** What you should do **
With the images removed, repeat the data below exactly.

[BEGIN Information given]

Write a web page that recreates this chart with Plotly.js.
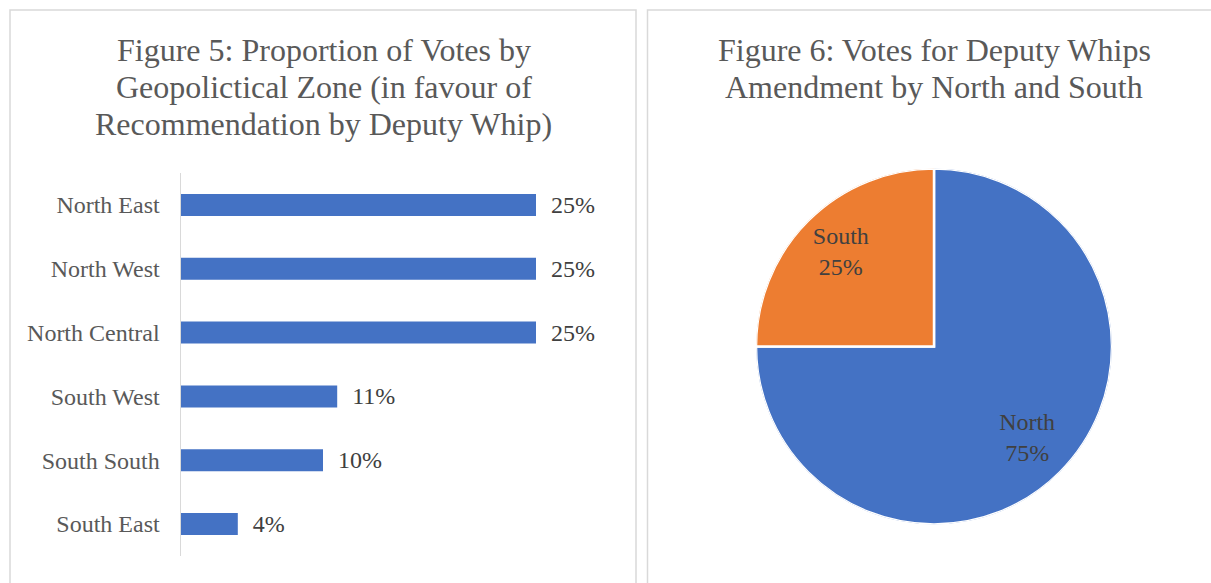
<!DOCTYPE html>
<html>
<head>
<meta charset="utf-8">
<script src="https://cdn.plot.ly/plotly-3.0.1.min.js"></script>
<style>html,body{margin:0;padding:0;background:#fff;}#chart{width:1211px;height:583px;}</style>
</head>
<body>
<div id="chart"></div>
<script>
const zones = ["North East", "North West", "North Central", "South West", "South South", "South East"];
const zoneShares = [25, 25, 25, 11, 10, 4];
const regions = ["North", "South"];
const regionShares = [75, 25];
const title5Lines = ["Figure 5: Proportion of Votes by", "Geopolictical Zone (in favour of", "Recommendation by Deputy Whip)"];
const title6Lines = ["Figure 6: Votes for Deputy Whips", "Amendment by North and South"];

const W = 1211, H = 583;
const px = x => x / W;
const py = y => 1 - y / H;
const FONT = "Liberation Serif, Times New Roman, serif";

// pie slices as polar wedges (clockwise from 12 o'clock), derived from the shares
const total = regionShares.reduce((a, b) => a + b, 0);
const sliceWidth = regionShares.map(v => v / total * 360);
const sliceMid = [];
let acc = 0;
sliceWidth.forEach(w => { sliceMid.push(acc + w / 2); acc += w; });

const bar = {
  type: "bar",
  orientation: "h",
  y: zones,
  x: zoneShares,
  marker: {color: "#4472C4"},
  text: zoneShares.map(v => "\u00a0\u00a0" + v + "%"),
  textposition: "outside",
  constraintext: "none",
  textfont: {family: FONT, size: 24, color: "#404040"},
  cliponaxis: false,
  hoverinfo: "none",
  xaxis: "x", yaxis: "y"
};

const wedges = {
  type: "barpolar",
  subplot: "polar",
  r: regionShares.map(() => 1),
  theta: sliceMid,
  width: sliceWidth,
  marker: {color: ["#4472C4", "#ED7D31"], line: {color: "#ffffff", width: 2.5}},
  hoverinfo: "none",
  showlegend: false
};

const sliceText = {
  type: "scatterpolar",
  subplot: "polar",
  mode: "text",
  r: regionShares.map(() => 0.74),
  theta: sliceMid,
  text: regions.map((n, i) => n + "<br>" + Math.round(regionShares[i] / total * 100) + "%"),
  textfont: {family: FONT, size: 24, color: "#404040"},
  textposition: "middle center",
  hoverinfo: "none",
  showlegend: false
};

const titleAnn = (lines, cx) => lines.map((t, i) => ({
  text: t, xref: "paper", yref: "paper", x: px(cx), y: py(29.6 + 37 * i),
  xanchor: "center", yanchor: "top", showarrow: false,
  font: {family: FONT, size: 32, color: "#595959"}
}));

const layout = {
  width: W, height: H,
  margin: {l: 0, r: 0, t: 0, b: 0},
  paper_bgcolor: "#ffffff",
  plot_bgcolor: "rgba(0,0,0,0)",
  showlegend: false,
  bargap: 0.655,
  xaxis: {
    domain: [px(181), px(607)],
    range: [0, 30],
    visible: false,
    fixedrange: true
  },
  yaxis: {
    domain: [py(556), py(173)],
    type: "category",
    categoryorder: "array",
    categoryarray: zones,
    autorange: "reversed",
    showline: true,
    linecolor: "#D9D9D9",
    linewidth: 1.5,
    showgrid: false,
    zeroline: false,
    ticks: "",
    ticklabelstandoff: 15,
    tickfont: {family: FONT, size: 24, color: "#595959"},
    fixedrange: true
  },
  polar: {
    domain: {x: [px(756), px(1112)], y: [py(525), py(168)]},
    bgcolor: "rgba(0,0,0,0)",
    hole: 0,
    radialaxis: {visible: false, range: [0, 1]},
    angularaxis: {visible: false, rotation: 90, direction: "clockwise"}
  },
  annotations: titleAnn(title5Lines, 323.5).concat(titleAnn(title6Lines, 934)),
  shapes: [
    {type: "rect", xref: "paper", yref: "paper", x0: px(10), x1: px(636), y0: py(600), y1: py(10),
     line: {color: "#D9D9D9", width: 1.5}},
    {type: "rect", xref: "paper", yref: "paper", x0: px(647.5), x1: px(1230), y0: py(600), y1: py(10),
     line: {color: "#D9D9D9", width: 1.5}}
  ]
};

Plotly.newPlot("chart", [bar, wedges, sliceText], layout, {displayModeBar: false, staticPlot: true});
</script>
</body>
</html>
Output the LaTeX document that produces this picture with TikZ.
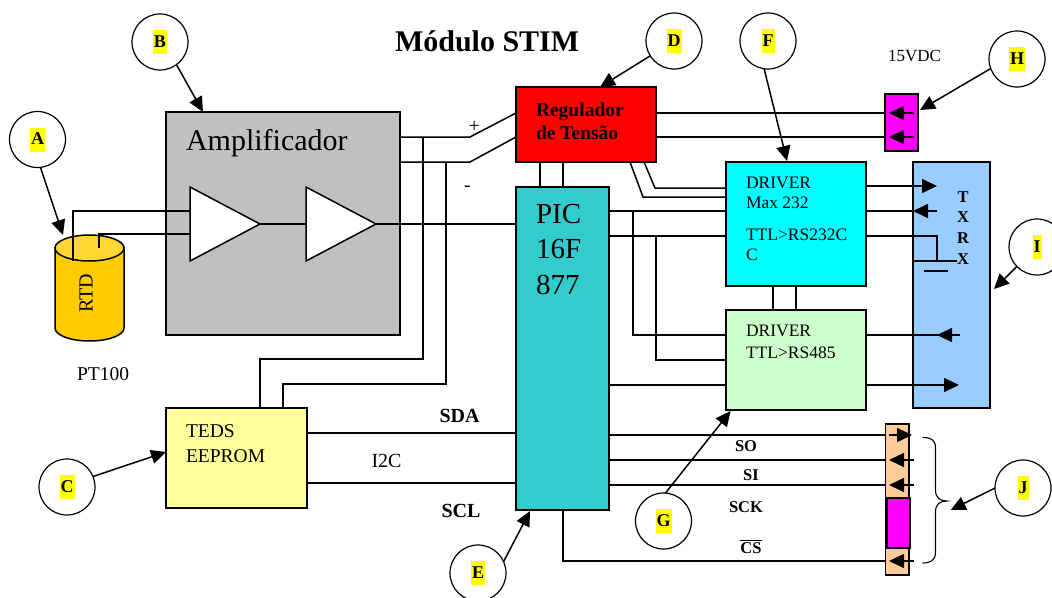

[END Information given]

** Solved problem **
Write a web page that recreates this chart with Plotly.js.
<!DOCTYPE html>
<html>
<head>
<meta charset="utf-8">
<script src="https://cdn.plot.ly/plotly-3.0.1.min.js"></script>
<style>html,body{margin:0;padding:0;background:#fff;}#chart{width:1211px;height:583px;}</style>
</head>
<body>
<div id="chart"></div>
<script>
const zones = ["North East", "North West", "North Central", "South West", "South South", "South East"];
const zoneShares = [25, 25, 25, 11, 10, 4];
const regions = ["North", "South"];
const regionShares = [75, 25];
const title5Lines = ["Figure 5: Proportion of Votes by", "Geopolictical Zone (in favour of", "Recommendation by Deputy Whip)"];
const title6Lines = ["Figure 6: Votes for Deputy Whips", "Amendment by North and South"];

const W = 1211, H = 583;
const px = x => x / W;
const py = y => 1 - y / H;
const FONT = "Liberation Serif, Times New Roman, serif";

// pie slices as polar wedges (clockwise from 12 o'clock), derived from the shares
const total = regionShares.reduce((a, b) => a + b, 0);
const sliceWidth = regionShares.map(v => v / total * 360);
const sliceMid = [];
let acc = 0;
sliceWidth.forEach(w => { sliceMid.push(acc + w / 2); acc += w; });

const bar = {
  type: "bar",
  orientation: "h",
  y: zones,
  x: zoneShares,
  marker: {color: "#4472C4"},
  text: zoneShares.map(v => "\u00a0\u00a0" + v + "%"),
  textposition: "outside",
  constraintext: "none",
  textfont: {family: FONT, size: 24, color: "#404040"},
  cliponaxis: false,
  hoverinfo: "none",
  xaxis: "x", yaxis: "y"
};

const wedges = {
  type: "barpolar",
  subplot: "polar",
  r: regionShares.map(() => 1),
  theta: sliceMid,
  width: sliceWidth,
  marker: {color: ["#4472C4", "#ED7D31"], line: {color: "#ffffff", width: 2.5}},
  hoverinfo: "none",
  showlegend: false
};

const sliceText = {
  type: "scatterpolar",
  subplot: "polar",
  mode: "text",
  r: regionShares.map(() => 0.74),
  theta: sliceMid,
  text: regions.map((n, i) => n + "<br>" + Math.round(regionShares[i] / total * 100) + "%"),
  textfont: {family: FONT, size: 24, color: "#404040"},
  textposition: "middle center",
  hoverinfo: "none",
  showlegend: false
};

const titleAnn = (lines, cx) => lines.map((t, i) => ({
  text: t, xref: "paper", yref: "paper", x: px(cx), y: py(29.6 + 37 * i),
  xanchor: "center", yanchor: "top", showarrow: false,
  font: {family: FONT, size: 32, color: "#595959"}
}));

const layout = {
  width: W, height: H,
  margin: {l: 0, r: 0, t: 0, b: 0},
  paper_bgcolor: "#ffffff",
  plot_bgcolor: "rgba(0,0,0,0)",
  showlegend: false,
  bargap: 0.655,
  xaxis: {
    domain: [px(181), px(607)],
    range: [0, 30],
    visible: false,
    fixedrange: true
  },
  yaxis: {
    domain: [py(556), py(173)],
    type: "category",
    categoryorder: "array",
    categoryarray: zones,
    autorange: "reversed",
    showline: true,
    linecolor: "#D9D9D9",
    linewidth: 1.5,
    showgrid: false,
    zeroline: false,
    ticks: "",
    ticklabelstandoff: 15,
    tickfont: {family: FONT, size: 24, color: "#595959"},
    fixedrange: true
  },
  polar: {
    domain: {x: [px(756), px(1112)], y: [py(525), py(168)]},
    bgcolor: "rgba(0,0,0,0)",
    hole: 0,
    radialaxis: {visible: false, range: [0, 1]},
    angularaxis: {visible: false, rotation: 90, direction: "clockwise"}
  },
  annotations: titleAnn(title5Lines, 323.5).concat(titleAnn(title6Lines, 934)),
  shapes: [
    {type: "rect", xref: "paper", yref: "paper", x0: px(10), x1: px(636), y0: py(600), y1: py(10),
     line: {color: "#D9D9D9", width: 1.5}},
    {type: "rect", xref: "paper", yref: "paper", x0: px(647.5), x1: px(1230), y0: py(600), y1: py(10),
     line: {color: "#D9D9D9", width: 1.5}}
  ]
};

Plotly.newPlot("chart", [bar, wedges, sliceText], layout, {displayModeBar: false, staticPlot: true});
</script>
</body>
</html>
Output the LaTeX document that produces this picture with TikZ.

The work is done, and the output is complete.